Prescience:
Yesterday I came across these comments from Joel on Software about a new product called Six Degrees. According to the marketing blurb, Six Degrees is “is timefreeing technology that helps you work more efficiently and complete projects faster. Six Degrees continually makes connections between the messages you send, the files you create, and the people you work with.Once these connections are visible, you can use them to navigate through your projects in a simple and powerful new way – regardless of where on your system these files and messages are stored.” Hmmm.
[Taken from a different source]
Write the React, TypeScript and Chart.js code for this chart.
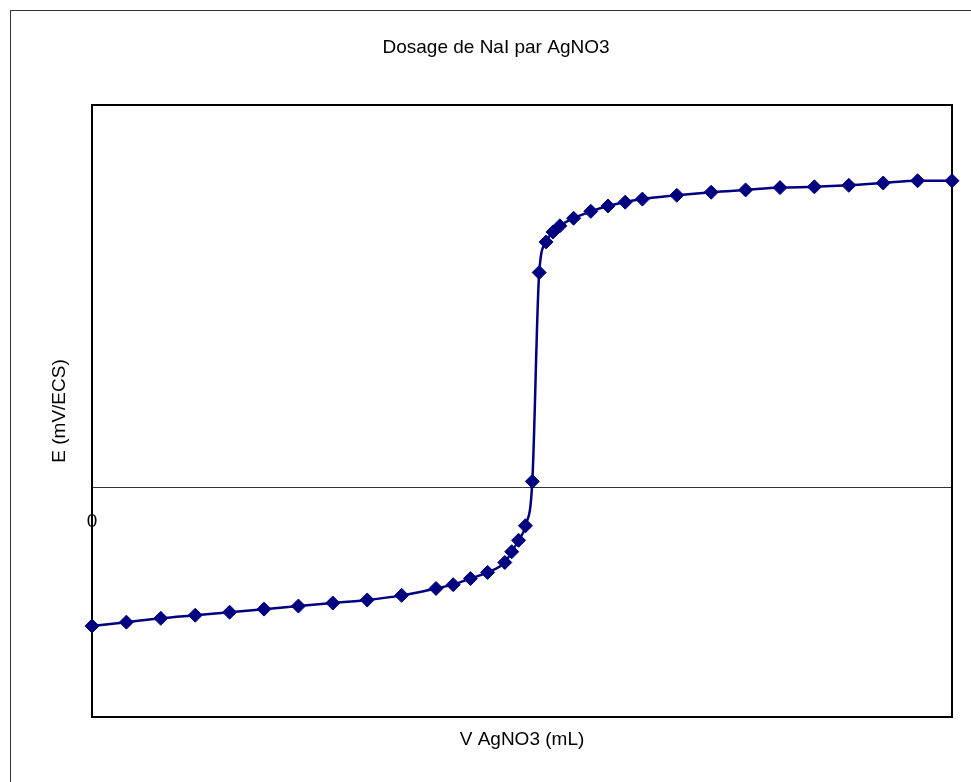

Sounded familiar, so I started digging through the archives of Future Culture, an email list I used to participate in regularly, and came across this nugget of mine from August 1997:
Right now, if I want to draw relationships between units of information (i.e. files) I have to do it myself by organizing them into directories or by setting up links between web pages or whatever. What I want is for *the computer* to begin making those relationships, especially the simple ones. Of course, the user should retain a good deal of control over whether those relationships are made and how they are made….It should recognize content and be able to draw relationships between content on its own (according to parameters I, the user, find valuable). It should be able to automatically organize the content in a useful fashion.
I hope Six Degrees pans out to be a cool tool. Of course, if I could ever get these ideas into a business plan I’d be a gigazabillionaire.
I also independently came up with the idea for Magnetic Poetry about two years before it hit the street. I just never did anything with it besides tell my then-girlfriend, “Hey, wouldn’t it be neat if….” She thought it was dumb idea. Well, I guess somebody else showed her, huh?!